There is plenty I could be doing. An assignment is due at the end of the month and I haven’t started it yet. The lessons for tomorrow are prepared, but the rest of the week still needs preparation.

There is a blueness over the hills in the distance. Pilsdon Pen is said to be twenty-seven miles from here: to see that distance at an altitude of just 300 feet above sea level always seems impressive. Spring came early, and then stopped, and then started again; now there is abundant growth everywhere. There is still a chill in the air at night: a wisp of smoke rises from the chimney of one of the houses.

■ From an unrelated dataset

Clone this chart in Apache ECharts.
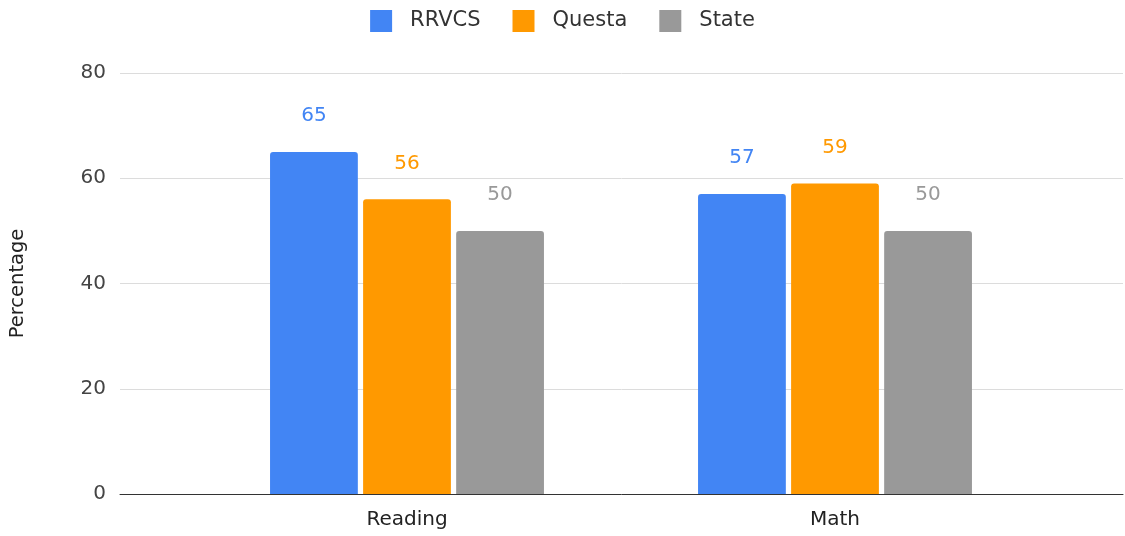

It is the wisp of smoke that recalls Alexander McCall-Smith’s character Precious Ramotswe. Living in Botswana, that greatest of all African countries, Mma Ramotswe laments the European wish to be always doing something:

There was a slight smell of wood-smoke in the air, a smell that tugged at her heart because it reminded her of mornings around the fire in Mochudi. She would go back there, she thought, when she had worked long enough to retire. She would buy a house, or build one perhaps, and ask some of her cousins to live with her. They would grow melons on the lands and might even buy a small shop in the village; and every morning she could sit in front of her house and sniff at the wood-smoke and look for­ward to spending the day talking with her friends. How sorry she felt for white people, who couldn’t do any of this, and who were always dashing around and worrying themselves over things that were going to happen anyway. What use was it having all that money if you could never sit still or just watch your cattle eating grass? None, in her view; none at all, and yet they did not know it. Every so often you met a white person who understood, who realised how things really were; but these people were few and far between and the other white people often treated them with suspicion.

Had farming life here been as it was when I was a child, I might have sat here watching the cattle grazing, as it is, the sheep will suffice.